Matthias Koch"Greenhouse Blinky" is a blinky that gets charged even in dim light using BPW34 photodiodes, and runs a MSP430F2012 microcontroller from a large capacitor.
Schematic in ASCII art:
Eight BPW34 photodiodes in series
A C A C A C A C A C A C A C A C
/-|>|--|>|--|>|--|>|--|>|--|>|--|>|--|>|-\
| |
| + - |
| BAT85 Schottky Diode | | | 1.5F 3.6V
o---------|>]----------------------o-| |-o Memory backup capacitor
| A C | | | | (low self-discharge)
| | |
| Anode o-|>|-o Cathode Blue LED as shunt regulator
| | |
| [o o o o] Four pin programming header
| | | | |
| Vcc 1 | | 14 Vss
| P1.0 2 | | 13 P2.6
| P1.1 3 | | 12 P2.7
| P1.2 4 | \-11 TEST
\----------------------------P1.3 5 \---10 /RST--[15kOhm]-->Vcc Reset pullup
Red LED Anode /-------P1.4 6 9 P1.7
Red LED Cathode \--|>|--P1.5 7 8 P1.6
MSP430F2012
Eight BPW34 photodiodes in series provide the voltage even in dim light to charge the memory backup capacitor, which was selected because of its low self-discharge current. The generated voltage is fed directly to pin P1.3 of the MSP430F2012 which is set as input, and due to internal protection diodes on the GPIO pins the microcontroller can charge the capacitor. For improved low light performance and to reduce current through the protection diode on very high light levels, a BAT85 schottky diode was added which bypasses the internal protection diode of the input pin with its lower forward voltage.

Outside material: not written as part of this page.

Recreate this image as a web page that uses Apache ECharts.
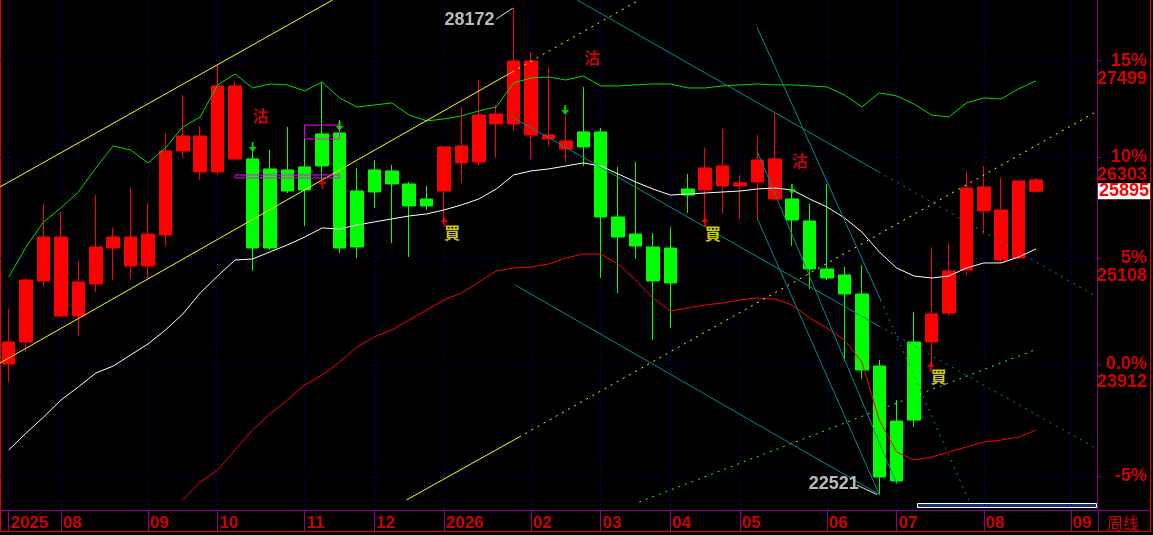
<!DOCTYPE html>
<html><head><meta charset="utf-8">
<script src="https://cdn.jsdelivr.net/npm/echarts@6/dist/echarts.min.js"></script>
<style>html,body{margin:0;padding:0;background:#000;}#c{width:1153px;height:535px;}</style>
</head><body><div id="c"></div>
<script>
// ---------- data ----------
const categories = ['2025-07-11','2025-07-18','2025-07-25','2025-08-01','2025-08-08','2025-08-15','2025-08-22','2025-08-29','2025-09-05','2025-09-12','2025-09-19','2025-09-26','2025-10-03','2025-10-10','2025-10-17','2025-10-24','2025-10-31','2025-11-07','2025-11-14','2025-11-21','2025-11-28','2025-12-05','2025-12-12','2025-12-19','2025-12-26','2026-01-02','2026-01-09','2026-01-16','2026-01-23','2026-01-30','2026-02-06','2026-02-13','2026-02-20','2026-02-27','2026-03-06','2026-03-13','2026-03-20','2026-03-27','2026-04-03','2026-04-10','2026-04-17','2026-04-24','2026-05-01','2026-05-08','2026-05-15','2026-05-22','2026-05-29','2026-06-05','2026-06-12','2026-06-19','2026-06-26','2026-07-03','2026-07-10','2026-07-17','2026-07-24','2026-07-31','2026-08-07','2026-08-14','2026-08-21','2026-08-28','2026-09-04','2026-09-11','2026-09-18'];
const monthTickIndex = [0,3,8,12,17,21,25,30,34,38,42,47,51,56,61];
const monthTickLabels = ['2025','08','09','10','11','12','2026','02','03','04','05','06','07','08','09'];

const opens  = [23915,24159,24847,24450,24450,24812,25227,25019,25019,25378,26380,26126,26126,26283,26283,26162,26150,26186,26587,26599,25898,26150,26138,25982,25803,25898,26235,26247,26710,26710,26575,26526,26404,26612,26612,25590,25390,25239,25227,25922,25910,25958,25958,26006,25803,25803,25543,24985,24916,24699,23893,23295,24159,24159,24483,24973,25661,25088,25111,25895];
const closes = [24159,24858,25355,25355,24835,25239,25355,25355,25390,26380,26563,26563,27181,27181,25227,25227,25898,25910,26198,25227,25239,25886,25982,25720,25720,26429,26441,26820,26833,27495,27495,26575,26502,26429,25590,25355,25250,24847,24824,25850,26174,26198,25994,26271,26283,25555,24985,24881,24699,23849,22703,22662,23306,24472,24962,25934,25946,25673,26018,26030];
const lows   = [23718,24048,24778,24439,24237,24721,24858,24870,24881,25250,26295,26030,26090,26283,24962,25204,25874,25484,26030,25169,25111,25697,25285,25123,25673,25520,25994,26198,26295,26624,26283,26441,26247,26198,24881,24710,25100,24181,24315,25638,25520,25626,25567,25567,25791,25250,24755,24858,23948,23751,22521,22630,23231,23882,24450,24916,25390,25054,25100,25874];
const highs  = [24528,24881,25744,25649,25077,25850,25461,25946,25756,26599,27068,26685,27445,27243,26392,26392,26673,26526,27231,26759,26174,26271,26210,26006,25958,26429,26919,27256,26944,28172,27610,27420,26820,27169,26661,26186,26247,25402,25472,26102,26416,26648,26090,26575,26845,25910,25744,25982,25008,25031,23959,23522,24495,25239,25285,26138,26198,26054,26018,26054];

const maWhite = [22987,23167,23338,23522,23664,23816,23893,24015,24137,24293,24472,24710,24904,25088,25100,25181,25262,25355,25461,25449,25496,25532,25567,25602,25626,25673,25732,25803,25922,26090,26138,26162,26198,26235,26198,26102,26006,25922,25850,25862,25874,25886,25898,25922,25934,25910,25803,25708,25579,25414,25181,24996,24904,24881,24904,24996,25054,25054,25123,25216];
const maGreen = [24893,25239,25532,25697,25886,26174,26441,26392,26235,26416,26673,26796,27194,27332,27156,27206,27194,27119,27231,27031,26919,26944,26969,26820,26747,26771,26808,26870,26919,27219,27281,27294,27256,27307,27181,27181,27194,27206,27206,27156,27156,27181,27194,27206,27194,27194,27181,27169,27068,26919,27094,27056,26956,26820,26796,26969,27031,27018,27144,27244];
const maRed = [null,null,null,null,null,null,null,null,null,null,22464,22651,22776,22987,23199,23371,23522,23686,23795,23937,24103,24215,24293,24405,24517,24631,24710,24835,24962,24996,25008,25042,25111,25158,25158,25042,24858,24654,24506,24540,24574,24597,24631,24654,24642,24574,24427,24315,24181,23937,23306,22966,22881,22913,22966,23019,23072,23093,23125,23199];

const basePrice = 23912;
const pctTickValues = [22716, 23912, 25108, 26303, 27499];
const pctTickLabels = ['-5%', '0.0%', '5%', '10%', '15%'];
const priceTickValues = [23912, 25108, 26303, 27499];
const lastPrice = 25895;
const yMin = 22361, yMax = 28278;

// trend lines: [slot index, price]
const yellowUpper       = [[-0.5, 25946], [18.6, 28278]];
const yellowLowerSolid  = [[-0.5, 23926], [28.92, 27357]];
const yellowLowerDotted = [[28.92, 27357], [36.21, 28278]];
const yellowLongSolid   = [[22.84, 22464], [29.32, 23125]];
const yellowLongDotted  = [[29.32, 23125], [62.42, 26857]];
const tealASolid  = [[32.65, 28278], [49.97, 26126]];
const tealADotted = [[49.97, 26126], [62.42, 24676]];
const tealBSolid  = [[28.92, 26796], [49.97, 24338]];
const tealBDotted = [[49.97, 24338], [62.42, 23008]];
const tealC       = [[29.09, 24801], [50, 22521]];
const tealSteepSolid  = [[42.97, 27929], [50.08, 24631]];
const tealSteepDotted = [[50.08, 24631], [55.13, 22464]];
const tealSteep2  = [[43, 25567], [50, 22521]];
const tealSteep3  = [[43, 26368], [51, 22630]];
const greenDotted = [[36.21, 22443], [58.92, 24070]];

// signals
const sellMarks = [[14.47, 26808], [33.51, 27533], [45.44, 26259]];
const buyMarks  = [[25.48, 25402], [40.45, 25390], [53.41, 23773]];
const downArrows = [[14.01, 26429], [19.0, 26685], [31.96, 26882], [44.98, 25922]];
const upArrows   = [[18.02, 25982], [25.02, 25532], [39.99, 25532], [52.95, 23882]];
const highLabelPos = [26.46, 28019];
const lowLabelPos  = [47.39, 22630];
const highLeader = [[28.0, 28030], [28.95, 28172]];
const lowLeader  = [[48.71, 22620], [49.86, 22521]];
const boxA = [[17, 26697], [19, 26526]];
const boxB = [[13, 26090], [19, 26054]];

// ---------- chart ----------
const candleData = opens.map((o, i) => [o, closes[i], lows[i], highs[i]]);
const RED = '#d40000', PURPLE = '#900090', GRIDC = '#0000b4', TEAL = '#008c8c';
const monthLabelAt = i => { const k = monthTickIndex.indexOf(i); return k >= 0 ? monthTickLabels[k] : ''; };

function seg(data, color, dotted, z) {
  return { type: 'line', xAxisIndex: 1, yAxisIndex: 0, data: data, showSymbol: false, symbol: 'none',
    silent: true, z: z || 3, lineStyle: { color: color, width: 1, type: dotted === true ? [2, 5] : (dotted || 'solid') } };
}
function marks(data, opt) {
  return Object.assign({ type: 'scatter', xAxisIndex: 1, yAxisIndex: 0, data: data, silent: true, z: 6 }, opt);
}
const arrowUp = 'path://M4,0 L8,5 L5,5 L5,10 L3,10 L3,5 L0,5 Z';
const arrowDown = 'path://M3,0 L5,0 L5,5 L8,5 L4,10 L0,5 L3,5 Z';
const yCommon = { type: 'log', min: yMin, max: yMax, position: 'right' };

const chart = echarts.init(document.getElementById('c'));
chart.setOption({
  backgroundColor: '#000',
  animation: false,
  grid: { left: 0, right: 54.5, top: 0, bottom: 25 },
  xAxis: [{
    type: 'category', data: categories, boundaryGap: true,
    axisLine: { onZero: false, lineStyle: { color: PURPLE, width: 1 } },
    axisTick: { show: true, alignWithLabel: true, length: 21, interval: (i) => monthTickIndex.indexOf(i) >= 0, lineStyle: { color: PURPLE } },
    axisLabel: { interval: (i) => monthTickIndex.indexOf(i) >= 0, formatter: (v, i) => monthLabelAt(i), align: 'left', padding: [0, 0, 0, 2],
      margin: 5, color: RED, fontSize: 17, fontWeight: 'bold', fontFamily: 'Liberation Sans' },
    splitLine: { show: false }
  }, {
    type: 'value', min: -0.5, max: 62.5, show: true, position: 'bottom',
    axisLine: { show: false, onZero: false },
    axisTick: { show: false, customValues: monthTickIndex },
    axisLabel: { show: false, customValues: monthTickIndex },
    splitLine: { show: true, lineStyle: { color: GRIDC, type: [1, 3], width: 1 } }
  }],
  yAxis: [Object.assign({}, yCommon, {
    axisLine: { show: true, onZero: false, lineStyle: { color: PURPLE } },
    axisTick: { show: true, length: 4, customValues: pctTickValues, lineStyle: { color: PURPLE } },
    splitLine: { show: true, lineStyle: { color: GRIDC, type: [1, 3], width: 1 } },
    axisLabel: { customValues: pctTickValues, formatter: (v) => { const k = pctTickValues.findIndex(x => Math.abs(x - v) < 2); return k >= 0 ? pctTickLabels[k] : ''; },
      align: 'right', margin: 50, verticalAlign: 'middle', color: RED, fontSize: 18, fontWeight: 'bold', fontFamily: 'Liberation Sans' }
  }), Object.assign({}, yCommon, {
    axisLine: { show: false, onZero: false }, axisTick: { show: false }, splitLine: { show: false },
    axisLabel: { customValues: priceTickValues, formatter: (v) => String(Math.round(v)), align: 'right', margin: 50, verticalAlign: 'top',
      padding: [10, 0, 0, 0], lineHeight: 16, color: RED, fontSize: 18, fontWeight: 'bold', fontFamily: 'Liberation Sans' }
  }), Object.assign({}, yCommon, {
    axisLine: { show: false, onZero: false }, axisTick: { show: false }, splitLine: { show: false },
    axisLabel: { customValues: [lastPrice], formatter: (v) => String(lastPrice), align: 'left', margin: 1, verticalAlign: 'middle',
      backgroundColor: '#ffffff', padding: [1, 1, 0, 1], lineHeight: 15, color: '#ff0000', fontSize: 18, fontWeight: 'bold', fontFamily: 'Liberation Sans' }
  })],
  series: [
    {
      type: 'candlestick', name: 'K', data: candleData, barWidth: 13, z: 2,
      itemStyle: { color: '#ff0000', color0: '#00ff00', borderColor: '#ff0000', borderColor0: '#00ff00', borderWidth: 1 },
      markArea: { silent: true, z: 4, itemStyle: { color: 'rgba(0,0,0,0)', borderColor: '#ff00ff', borderWidth: 1 },
        data: [boxA, boxB].map(b => [{ xAxis: b[0][0], yAxis: b[0][1] }, { xAxis: b[1][0], yAxis: b[1][1] }]) }
    },
    { type: 'line', data: maWhite, showSymbol: false, symbol: 'none', silent: true, z: 3, lineStyle: { color: '#ffffff', width: 1 } },
    { type: 'line', data: maGreen, showSymbol: false, symbol: 'none', silent: true, z: 3, lineStyle: { color: '#00e000', width: 1 } },
    { type: 'line', data: maRed, showSymbol: false, symbol: 'none', silent: true, z: 3, lineStyle: { color: '#ff0000', width: 1 } },
    seg(yellowUpper, '#ffff00', false),
    seg(yellowLowerSolid, '#ffff00', false),
    seg(yellowLowerDotted, '#ffff00', true),
    seg(yellowLongSolid, '#ffff00', false),
    seg(yellowLongDotted, '#ffff00', true),
    seg(tealASolid, TEAL, false),
    seg(tealADotted, TEAL, true),
    seg(tealBSolid, TEAL, false),
    seg(tealBDotted, TEAL, true),
    seg(tealC, TEAL, false),
    seg(tealSteepSolid, TEAL, false),
    seg(tealSteepDotted, TEAL, true),
    seg(tealSteep2, TEAL, false),
    seg(tealSteep3, TEAL, false),
    seg(greenDotted, '#33ff33', true),
    seg(highLeader, '#e8e8e8', false),
    seg(lowLeader, '#e8e8e8', false),
    marks(sellMarks, { symbolSize: 1, itemStyle: { color: 'rgba(0,0,0,0)' },
      label: { show: true, position: 'inside', formatter: '沽', color: '#ff0000', fontSize: 16, fontWeight: 'bold', fontFamily: 'Noto Sans CJK TC' } }),
    marks(buyMarks, { symbolSize: 1, itemStyle: { color: 'rgba(0,0,0,0)' },
      label: { show: true, position: 'inside', formatter: '買', color: '#ffff00', fontSize: 16, fontWeight: 'bold', fontFamily: 'Noto Sans CJK TC' } }),
    marks(downArrows, { symbol: arrowDown, symbolSize: [8, 10], itemStyle: { color: '#00ff00' } }),
    marks(upArrows, { symbol: arrowUp, symbolSize: [8, 10], itemStyle: { color: '#ff0000' } }),
    marks([highLabelPos], { symbolSize: 1, itemStyle: { color: 'rgba(0,0,0,0)' },
      label: { show: true, position: 'inside', formatter: () => String(Math.max.apply(null, highs)), color: '#e8e8e8', fontSize: 18, fontWeight: 'bold', fontFamily: 'Liberation Sans' } }),
    marks([lowLabelPos], { symbolSize: 1, itemStyle: { color: 'rgba(0,0,0,0)' },
      label: { show: true, position: 'inside', formatter: () => String(Math.min.apply(null, lows)), color: '#e8e8e8', fontSize: 18, fontWeight: 'bold', fontFamily: 'Liberation Sans' } })
  ],
  graphic: [
    { type: 'line', silent: true, shape: { x1: 0.5, y1: 0, x2: 0.5, y2: 531 }, style: { stroke: '#e00000', lineWidth: 1 } },
    { type: 'line', silent: true, shape: { x1: 1150.5, y1: 0, x2: 1150.5, y2: 532 }, style: { stroke: '#e00000', lineWidth: 1 } },
    { type: 'line', silent: true, shape: { x1: 0, y1: 531.5, x2: 1151, y2: 531.5 }, style: { stroke: '#e00000', lineWidth: 1 } },
    { type: 'line', silent: true, shape: { x1: 1098.5, y1: 510, x2: 1098.5, y2: 531 }, style: { stroke: PURPLE, lineWidth: 1 } },
    { type: 'line', silent: true, shape: { x1: 1098, y1: 510.5, x2: 1150, y2: 510.5 }, style: { stroke: PURPLE, lineWidth: 1 } },
    { type: 'rect', silent: true, shape: { x: 917.5, y: 503.5, width: 179, height: 4 }, style: { fill: '#1c2f6e', stroke: '#ffffff', lineWidth: 1 } },
    { type: 'text', silent: true, x: 1123, y: 523, style: { text: '周线', fill: RED, font: '16px "Noto Sans CJK SC"', align: 'center', verticalAlign: 'middle' } }
  ]
});
</script></body></html>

The firmware is written in Forth, and can be cross-compiled using current Mecrisp-Across:
new
\ <><><><><><><><><><><><><><><><><><><><><><><><><><><><><><><><><><><><><><>
TARGET
\ <><><><><><><><><><><><><><><><><><><><><><><><><><><><><><><><><><><><><><>
\ ----------------------------------------------------------------------------
\ Timer interrupt handler flashes LED
\ ----------------------------------------------------------------------------
: impulse ( -- )
16 p1out cbis!
16 p1out cbic!
;
\ ----------------------------------------------------------------------------
\ Hello World
\ ----------------------------------------------------------------------------
: blinky ( -- )
\ Pin & Clock initialisation
\ Disable crystal oscillator, set P2.6 and P2.7 as low outputs
0 p2sel c! 0 p2out c! %11000000 p2dir c!
\ No special functions, set P1.3 input, all others low outputs
0 p1sel c! 0 p1out c! %11110111 p1dir c!
0 DCOCTL c!
0 BCSCTL1 c!
%00001000 BCSCTL2 c! \ SELS: VLO --> SMCLK
%00100000 BCSCTL3 c! \ LFXT1S VLO, 12 kHz --> SMCLK, ACLK
\ Timer initialisation
$10 TACCTL0 ! \ CCIE
12000 TACCR0 ! \ VLO/12 / 1000 = 12 kHz / 12 / 1000 = 1 Hz
$110 TACTL ! \ ACLK, Up Mode
begin
lpm3
again
;
\ <><><><><><><><><><><><><><><><><><><><><><><><><><><><><><><><><><><><><><>
HOST
\ <><><><><><><><><><><><><><><><><><><><><><><><><><><><><><><><><><><><><><>
$FFF2 vector impulse \ Timer A0
$FFFE vector blinky \ Reset vector
crosscompile
disimage-file helloworld.asm
hexdump-file helloworld.hex
bye
Pins are configured, with all unused pins set to low outputs in order to avoid floating inputs.
P1.3 is left as input, to accept charge, and could be used to measure the voltage generated by the photodiodes at the moment. The internal analog-digital converter could be used to compare the capacitor voltage (the ADC internally allows a Vcc/2 measurement relative to internal 2.5V or 1.5V bandgap references) and the photodiode chain voltage relative to VCC to determine if the capacitor is currently charging or not. Also there is a temperature sensor available to be read with the ADC in the MSP430F2012.
The red LED is connected with both anode and cathode to the microcontroller, as this allows for brightness measurements (see LEDs as photodiodes and Which colours are LEDs sensitive to ? for details).
These advanced features are not yet in use in this simple blinky "Hello World", the code instead serves as a testbed of the lowpower configuration of the microcontroller:
An internal ~12 kHz oscillator (VLO, "internal very low power, low frequency oscillator") is selected as clock source for everything, a timer interrupt is set to wake roughly once a second, and the main program enters low power mode LPM3 that disables the CPU and all other clock sources not in use. The timer interrupt handler briefly flashes the red LED.